ÉDITORIAL (É-W, n°2/2007)

Dans « Eglise-Wallonie », il y a « Wallonie ».
Mais dans quel sens ?
Suscitées par le calendrier politique,
les lignes qui suivent devraient aider à répondre
à cette question.

Des propos tenus actuellement donnent l’impression que la régionalisation , qui – rappelons- le – fait partie de la sphère des questions communautaires ou institutionnelles, serait le fruit d’un caprice de l’histoire, d’une conjonction hasardeuse d’intérêts composites ou d’un complot d’hommes et de femmes politiques créant leur plan de carrière.

Bref retour en arrière.

La régionalisation est tout simplement, si on peut dire, l’entrecroisement de deux dimensions dans notre histoire : la revendication d’une identité culturelle et   la volonté d’une relance structurelle de l’activité économique. Or, on sait que la première a surtout été portée par la Flandre en vue de la reconnaissance de la langue flamande et la seconde par la Wallonie   pour la restructuration d’une économie charpentée autour de la première révolution industrielle.

Chemin faisant, la Flandre a incorporé dans sa dynamique politique la dimension économique, mais le symétrique n’est pas vrai pour la Wallonie en ce qui concerne la dimension culturelle.

Ce rappel fait et en ces périodes de campagne et de constitution d’un exécutif fédéral, il   nous semble qu’il serait temps de revenir sur les fondamentaux de la régionalisation.   Bien sûr, nous ne pouvons   tout aborder dans un éditorial. Relevons donc trois éléments : territoire, langue et projet.

La Wallonie a souvent eu « mal à son territoire ». Et dans des registres différents : périphérie, Fourons, la saga du « déménagement » des services de la Région wallonne de Bruxelles à Namur, etc. A présent,   le débat rebondit à nouveau sur la relation Wallonie-Bruxelles.   Sous le couvert d’un débat d’économie spatiale ou régionale, en voulant afficher l’inexistence ou la non-consistance de la Wallonie, est en   fait en jeu celui de l’essence même de cette région, car il est des façons de débattre destructrices de tout processus de construction.

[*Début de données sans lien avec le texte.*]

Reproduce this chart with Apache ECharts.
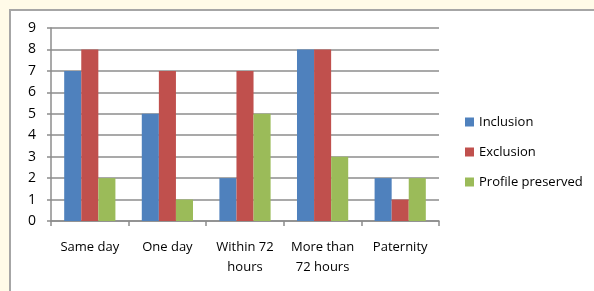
<!DOCTYPE html>
<html>
<head>
<meta charset="utf-8">
<script src="https://cdn.jsdelivr.net/npm/echarts@6/dist/echarts.min.js"></script>
<style>
  html, body { margin: 0; padding: 0; background: #fffbe8; }
  #main { width: 594px; height: 291px; }
</style>
</head>
<body>
<div id="main"></div>
<script>
// data
var categories = ['Same day', 'One day', 'Within 72\nhours', 'More than\n72 hours', 'Paternity'];
var inclusion = [7, 5, 2, 8, 2];
var exclusion = [8, 7, 7, 8, 1];
var profilePreserved = [2, 1, 5, 3, 2];

var chart = echarts.init(document.getElementById('main'));
chart.setOption({
  backgroundColor: '#fffbe8',
  animation: false,
  color: ['#4f81bd', '#c0504d', '#9bbb59'],
  graphic: [{
    type: 'rect',
    z: -1,
    shape: { x: 10, y: 10, width: 620, height: 320 },
    style: { fill: '#ffffff', stroke: '#a6a6a6', lineWidth: 2 }
  }],
  grid: { left: 51, top: 28, right: 155, bottom: 70 },
  legend: {
    orient: 'vertical',
    left: 460,
    top: 108,
    itemWidth: 9,
    itemHeight: 9,
    itemGap: 12,
    icon: 'rect',
    textStyle: { fontFamily: 'Open Sans', fontSize: 13, color: '#000', lineHeight: 18 },
    data: ['Inclusion', 'Exclusion', 'Profile preserved']
  },
  xAxis: {
    type: 'category',
    data: categories,
    axisLine: { lineStyle: { color: '#8c8c8c', width: 1.5 } },
    axisTick: { show: true, length: 5, lineStyle: { color: '#8c8c8c', width: 1.5 } },
    axisLabel: { fontFamily: 'Open Sans', fontSize: 13, color: '#000', margin: 16, lineHeight: 20, interval: 0 }
  },
  yAxis: {
    type: 'value',
    min: 0,
    max: 9,
    interval: 1,
    axisLine: { show: true, lineStyle: { color: '#8c8c8c', width: 1.5 } },
    axisTick: { show: true, length: 4, lineStyle: { color: '#8c8c8c', width: 1.5 } },
    axisLabel: { fontFamily: 'Open Sans', fontSize: 14, color: '#000', margin: 15 },
    splitLine: { lineStyle: { color: '#8c8c8c', width: 1.5 } }
  },
  series: [
    { name: 'Inclusion', type: 'bar', data: inclusion, barGap: '0%', barCategoryGap: '34%' },
    { name: 'Exclusion', type: 'bar', data: exclusion, barGap: '0%', barCategoryGap: '34%' },
    { name: 'Profile preserved', type: 'bar', data: profilePreserved, barGap: '0%', barCategoryGap: '34%' }
  ]
});
</script>
</body>
</html>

Dépassant le cadre des discussions d’avant et après scrutin, il convient de relever aussi combien nous sommes submergés d’informations sur les séjours ou classes en immersion,. Le   tout au néerlandais est omniprésent noyé dans une exigence d’un bilinguisme « civique ». Et pareille   pression occulte la liberté de choix dans l’apprentissage des langues envisagée en fonction de choix individuels et de localisation au sein de la région, que ce soit   vers l’allemand, l’anglais ou la langue mémoriale que sont les parlers wallons ou encore vers l’espagnol, l’arabe…et le néerlandais, avec   l’ouverture au monde proche ou lointain qu’offre cette liberté là pourtant tellement mise à mal.

Le projet wallon est essentiellement un projet économique. En témoigne le plan Marshall. Nécessaire, oui, suffisant non. Il faut, en effet,   un plan, ou plutôt un projet qui soit politique, c’est-à-dire   global. Économique certes, mais embarquant aussi d’autres variables que celle purement économique, soit toutes celles fondent le développement humain : le savoir, l’expression, la capacité créative comme celle du débat , l’ouverture aux domaines de l’existence touchant l’immatériel,   l’augmentation du capital social, la solidarité déclinée territorialement et socialement,… Ces dimensions, indispensables   au projet politique, ne peuvent plus   demeurer aujourd’hui à distance du projet wallon ; par surcroît, elles soutiendront sur le fond l’effort déployé vers une économie concrètement refondée et vivifiée.

Bref, en Wallonie, il s’agit de fonder aussi sur la culture le projet de vie collective.